**Task requirements:**
Begin at the line with "What matplotlib code" and output every line through the end of the records, exactly as given. Omit pictures.

**Records provided:**
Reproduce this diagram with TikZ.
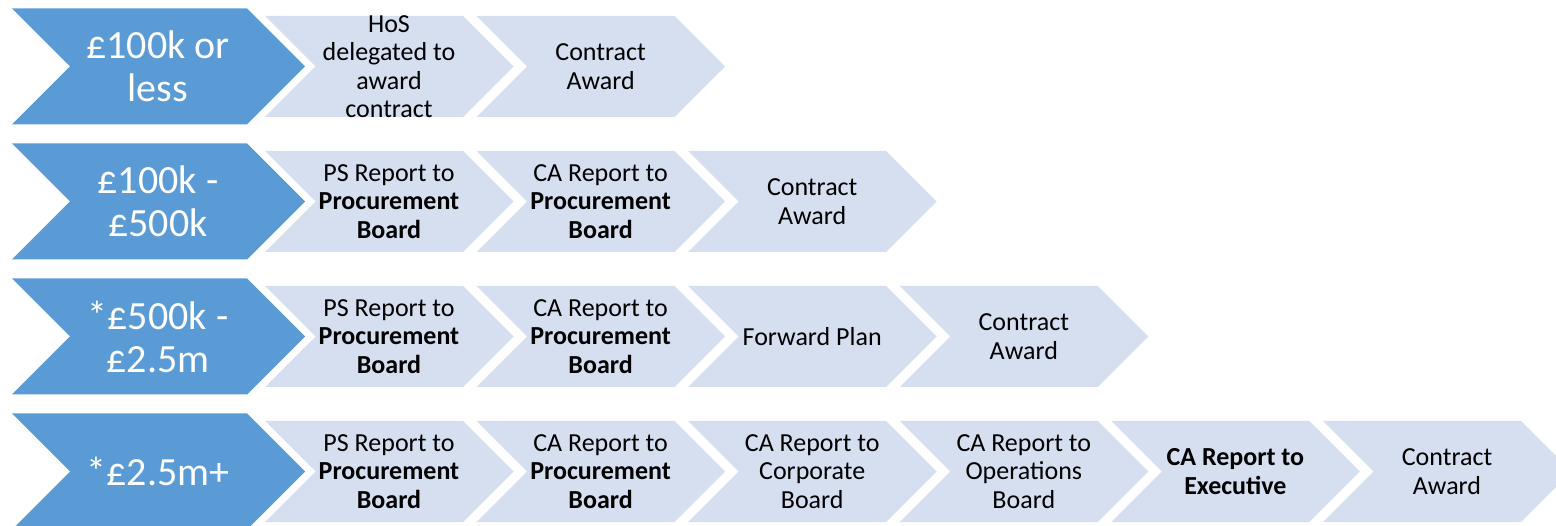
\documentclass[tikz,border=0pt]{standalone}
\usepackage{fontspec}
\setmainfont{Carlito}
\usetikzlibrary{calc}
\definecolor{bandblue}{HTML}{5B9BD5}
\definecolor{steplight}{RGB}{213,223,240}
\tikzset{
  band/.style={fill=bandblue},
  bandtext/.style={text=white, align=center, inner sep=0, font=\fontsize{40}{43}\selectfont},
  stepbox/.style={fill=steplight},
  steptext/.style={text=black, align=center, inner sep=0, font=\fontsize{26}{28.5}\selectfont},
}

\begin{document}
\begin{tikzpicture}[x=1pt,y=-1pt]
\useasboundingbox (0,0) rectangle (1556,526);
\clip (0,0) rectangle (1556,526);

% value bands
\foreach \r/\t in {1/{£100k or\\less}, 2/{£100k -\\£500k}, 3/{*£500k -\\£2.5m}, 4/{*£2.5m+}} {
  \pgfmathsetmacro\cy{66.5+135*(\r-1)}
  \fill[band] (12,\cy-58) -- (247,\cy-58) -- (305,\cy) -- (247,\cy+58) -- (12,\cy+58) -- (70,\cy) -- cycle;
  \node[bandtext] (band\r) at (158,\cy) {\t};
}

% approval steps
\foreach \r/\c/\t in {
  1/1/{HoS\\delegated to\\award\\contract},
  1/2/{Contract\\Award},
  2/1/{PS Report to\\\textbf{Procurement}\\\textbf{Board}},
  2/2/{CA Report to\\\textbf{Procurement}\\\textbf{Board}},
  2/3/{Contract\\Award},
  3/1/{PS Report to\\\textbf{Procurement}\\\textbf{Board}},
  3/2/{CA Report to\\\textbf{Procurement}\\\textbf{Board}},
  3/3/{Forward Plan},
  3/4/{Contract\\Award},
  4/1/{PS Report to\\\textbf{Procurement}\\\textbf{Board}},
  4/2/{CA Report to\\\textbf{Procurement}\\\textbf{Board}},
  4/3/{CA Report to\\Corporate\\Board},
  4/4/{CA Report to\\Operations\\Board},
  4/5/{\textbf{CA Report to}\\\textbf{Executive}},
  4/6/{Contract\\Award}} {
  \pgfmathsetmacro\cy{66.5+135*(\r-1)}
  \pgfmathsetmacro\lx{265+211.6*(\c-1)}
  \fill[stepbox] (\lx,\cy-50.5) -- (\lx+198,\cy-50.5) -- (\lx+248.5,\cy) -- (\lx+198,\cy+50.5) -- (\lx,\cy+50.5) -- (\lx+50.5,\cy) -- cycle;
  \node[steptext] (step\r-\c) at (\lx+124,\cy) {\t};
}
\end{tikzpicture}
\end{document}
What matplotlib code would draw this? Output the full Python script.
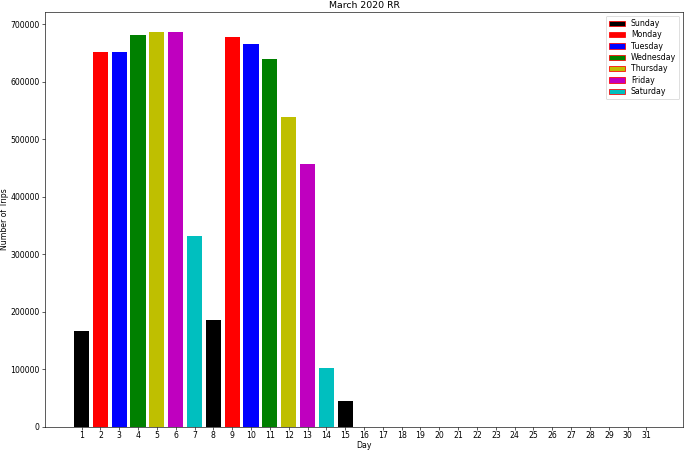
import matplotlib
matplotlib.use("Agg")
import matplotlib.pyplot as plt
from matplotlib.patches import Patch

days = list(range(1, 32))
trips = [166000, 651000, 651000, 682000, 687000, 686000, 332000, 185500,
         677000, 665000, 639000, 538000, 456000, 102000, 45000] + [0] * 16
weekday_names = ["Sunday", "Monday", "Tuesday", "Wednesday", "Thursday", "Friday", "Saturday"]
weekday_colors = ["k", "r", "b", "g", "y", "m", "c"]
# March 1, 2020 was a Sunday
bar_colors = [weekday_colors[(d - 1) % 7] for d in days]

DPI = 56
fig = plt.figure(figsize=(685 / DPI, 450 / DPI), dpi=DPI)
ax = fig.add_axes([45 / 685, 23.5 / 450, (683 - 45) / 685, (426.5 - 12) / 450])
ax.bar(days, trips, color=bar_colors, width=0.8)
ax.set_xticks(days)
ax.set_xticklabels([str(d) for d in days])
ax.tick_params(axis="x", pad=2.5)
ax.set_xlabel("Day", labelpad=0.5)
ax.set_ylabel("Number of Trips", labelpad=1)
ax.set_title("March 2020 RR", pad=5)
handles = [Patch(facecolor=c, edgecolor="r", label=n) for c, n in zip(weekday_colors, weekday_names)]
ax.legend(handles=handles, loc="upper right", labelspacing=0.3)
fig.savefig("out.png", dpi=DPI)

**Answer for this exercise:**
What matplotlib code would draw this? Output the full Python script.
import matplotlib
matplotlib.use("Agg")
import matplotlib.pyplot as plt
from matplotlib.patches import Patch

days = list(range(1, 32))
trips = [166000, 651000, 651000, 682000, 687000, 686000, 332000, 185500,
         677000, 665000, 639000, 538000, 456000, 102000, 45000] + [0] * 16
weekday_names = ["Sunday", "Monday", "Tuesday", "Wednesday", "Thursday", "Friday", "Saturday"]
weekday_colors = ["k", "r", "b", "g", "y", "m", "c"]
# March 1, 2020 was a Sunday
bar_colors = [weekday_colors[(d - 1) % 7] for d in days]

DPI = 56
fig = plt.figure(figsize=(685 / DPI, 450 / DPI), dpi=DPI)
ax = fig.add_axes([45 / 685, 23.5 / 450, (683 - 45) / 685, (426.5 - 12) / 450])
ax.bar(days, trips, color=bar_colors, width=0.8)
ax.set_xticks(days)
ax.set_xticklabels([str(d) for d in days])
ax.tick_params(axis="x", pad=2.5)
ax.set_xlabel("Day", labelpad=0.5)
ax.set_ylabel("Number of Trips", labelpad=1)
ax.set_title("March 2020 RR", pad=5)
handles = [Patch(facecolor=c, edgecolor="r", label=n) for c, n in zip(weekday_colors, weekday_names)]
ax.legend(handles=handles, loc="upper right", labelspacing=0.3)
fig.savefig("out.png", dpi=DPI)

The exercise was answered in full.